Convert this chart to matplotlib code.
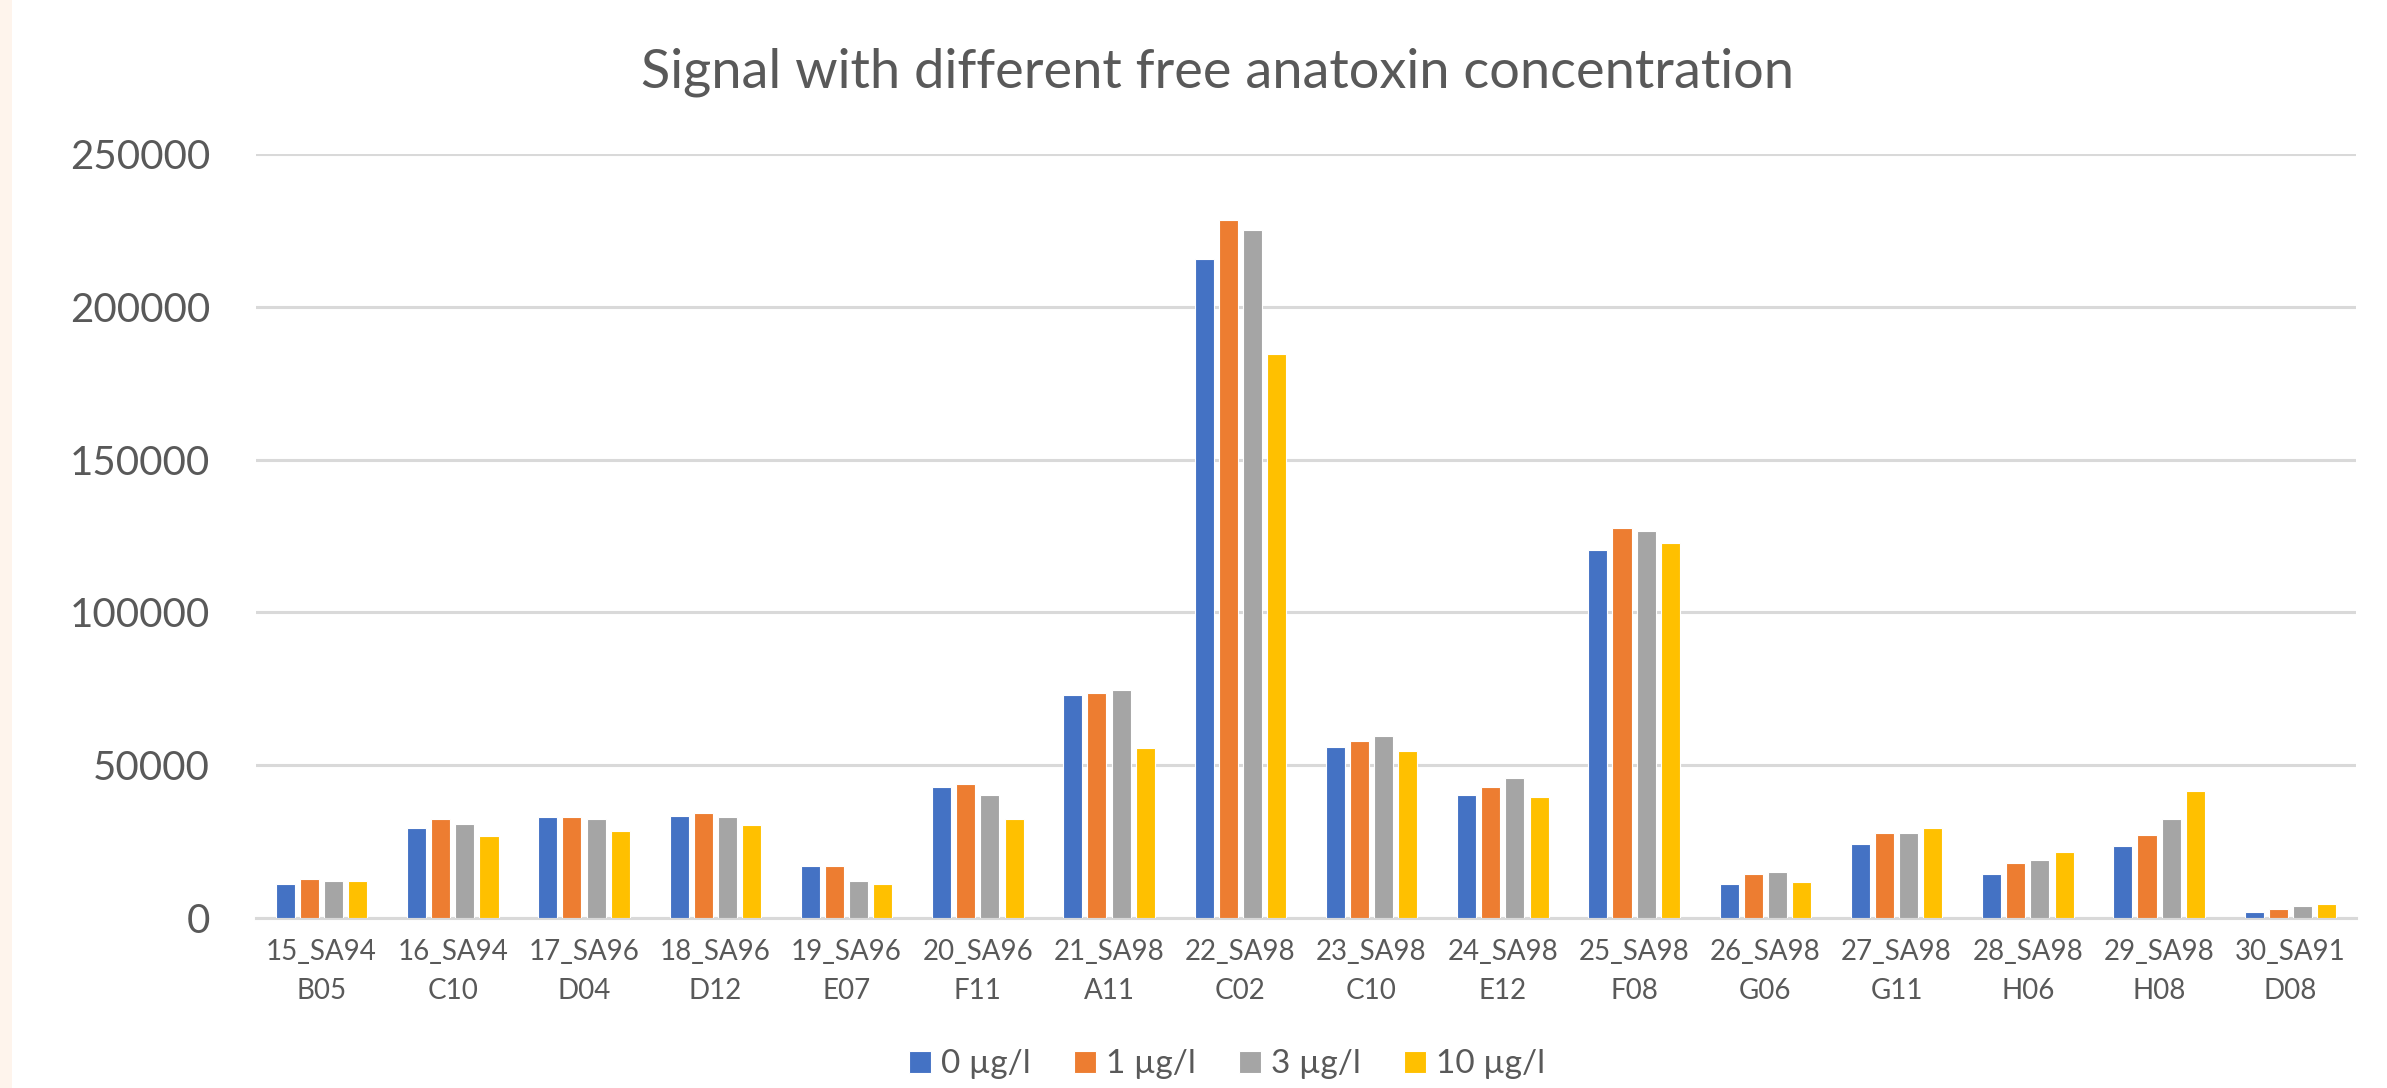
import numpy as np
import matplotlib
matplotlib.use("Agg")
import matplotlib.pyplot as plt
from matplotlib.patches import Rectangle

plt.rcParams['font.family'] = ['Lato', 'DejaVu Sans']

# data
samples = ['15_SA94\nB05', '16_SA94\nC10', '17_SA96\nD04', '18_SA96\nD12',
           '19_SA96\nE07', '20_SA96\nF11', '21_SA98\nA11', '22_SA98\nC02',
           '23_SA98\nC10', '24_SA98\nE12', '25_SA98\nF08', '26_SA98\nG06',
           '27_SA98\nG11', '28_SA98\nH06', '29_SA98\nH08', '30_SA91\nD08']
conc_0 = [11200, 29400, 33100, 33500, 17000, 42800, 73100, 215500,
          56100, 40100, 120300, 11200, 24100, 14300, 23400, 1900]
conc_1 = [12800, 32500, 33100, 34500, 17000, 43900, 73600, 228300,
          58000, 42700, 127500, 14500, 27700, 17900, 27100, 2900]
conc_3 = [12200, 30900, 32500, 33100, 12200, 40300, 74700, 225200,
          59700, 45700, 126500, 14900, 27800, 18900, 32400, 3900]
conc_10 = [12200, 26900, 28300, 30500, 11200, 32500, 55500, 184500,
           54500, 39500, 122800, 11700, 29300, 21500, 41600, 4500]
series_names = ['0 µg/l', '1 µg/l', '3 µg/l', '10 µg/l']
colors = ['#4472C4', '#ED7D31', '#A5A5A5', '#FFC000']
yticks = [0, 50000, 100000, 150000, 200000, 250000]

txt = '#595959'
grid = '#D9D9D9'

fig = plt.figure(figsize=(23.87, 10.88), dpi=100)
# pale strip on the left edge
fig.patches.append(Rectangle((0, 0), 12 / 2387, 1, transform=fig.transFigure,
                             facecolor='#FEF4EC', edgecolor='none'))
ax = fig.add_axes([0.1072, 0.1563, 0.8798, 0.7022])

x = np.arange(len(samples))
pitch = 0.184
width = 0.145
all_series = [conc_0, conc_1, conc_3, conc_10]
for i, vals in enumerate(all_series):
    ax.bar(x + (i - 1.5) * pitch, vals, width, color=colors[i],
           edgecolor='white', linewidth=0.8, label=series_names[i], zorder=3)

ax.set_xlim(-0.5, len(samples) - 0.5)
ax.set_ylim(0, 250000)
ax.set_yticks(yticks)
ax.set_yticklabels([str(v) for v in yticks])
ax.set_xticks(x)
ax.set_xticklabels(samples, linespacing=1.65)
ax.yaxis.grid(True, color=grid, linewidth=2.2, zorder=0)
ax.set_axisbelow(True)
for s in ['top', 'right', 'left']:
    ax.spines[s].set_visible(False)
ax.spines['bottom'].set_color(grid)
ax.spines['bottom'].set_linewidth(2.2)
ax.tick_params(axis='y', length=0, labelsize=29, labelcolor=txt, pad=33)
ax.tick_params(axis='x', length=0, labelsize=20, labelcolor=txt, pad=15)

fig.text(0.51, 0.934, 'Signal with different free anatoxin concentration',
         ha='center', va='center', fontsize=39, color=txt)

leg = fig.legend(loc='center', bbox_to_anchor=(0.514, 0.0216), ncol=4,
                 frameon=False, fontsize=24, handlelength=0.66, handleheight=0.66,
                 handletextpad=0.3, columnspacing=1.3, borderpad=0)
for t in leg.get_texts():
    t.set_color(txt)

fig.savefig('out.png', dpi=100)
####################
EXERCISE:
The lines from the top of the data above through the one holding "linewidth=0.8, label=series_names[i], zorder=3)" are to be repeated exactly, and only those, with no pictures.

TASK RESULT:
Convert this chart to matplotlib code.
import numpy as np
import matplotlib
matplotlib.use("Agg")
import matplotlib.pyplot as plt
from matplotlib.patches import Rectangle

plt.rcParams['font.family'] = ['Lato', 'DejaVu Sans']

# data
samples = ['15_SA94\nB05', '16_SA94\nC10', '17_SA96\nD04', '18_SA96\nD12',
           '19_SA96\nE07', '20_SA96\nF11', '21_SA98\nA11', '22_SA98\nC02',
           '23_SA98\nC10', '24_SA98\nE12', '25_SA98\nF08', '26_SA98\nG06',
           '27_SA98\nG11', '28_SA98\nH06', '29_SA98\nH08', '30_SA91\nD08']
conc_0 = [11200, 29400, 33100, 33500, 17000, 42800, 73100, 215500,
          56100, 40100, 120300, 11200, 24100, 14300, 23400, 1900]
conc_1 = [12800, 32500, 33100, 34500, 17000, 43900, 73600, 228300,
          58000, 42700, 127500, 14500, 27700, 17900, 27100, 2900]
conc_3 = [12200, 30900, 32500, 33100, 12200, 40300, 74700, 225200,
          59700, 45700, 126500, 14900, 27800, 18900, 32400, 3900]
conc_10 = [12200, 26900, 28300, 30500, 11200, 32500, 55500, 184500,
           54500, 39500, 122800, 11700, 29300, 21500, 41600, 4500]
series_names = ['0 µg/l', '1 µg/l', '3 µg/l', '10 µg/l']
colors = ['#4472C4', '#ED7D31', '#A5A5A5', '#FFC000']
yticks = [0, 50000, 100000, 150000, 200000, 250000]

txt = '#595959'
grid = '#D9D9D9'

fig = plt.figure(figsize=(23.87, 10.88), dpi=100)
# pale strip on the left edge
fig.patches.append(Rectangle((0, 0), 12 / 2387, 1, transform=fig.transFigure,
                             facecolor='#FEF4EC', edgecolor='none'))
ax = fig.add_axes([0.1072, 0.1563, 0.8798, 0.7022])

x = np.arange(len(samples))
pitch = 0.184
width = 0.145
all_series = [conc_0, conc_1, conc_3, conc_10]
for i, vals in enumerate(all_series):
    ax.bar(x + (i - 1.5) * pitch, vals, width, color=colors[i],
           edgecolor='white', linewidth=0.8, label=series_names[i], zorder=3)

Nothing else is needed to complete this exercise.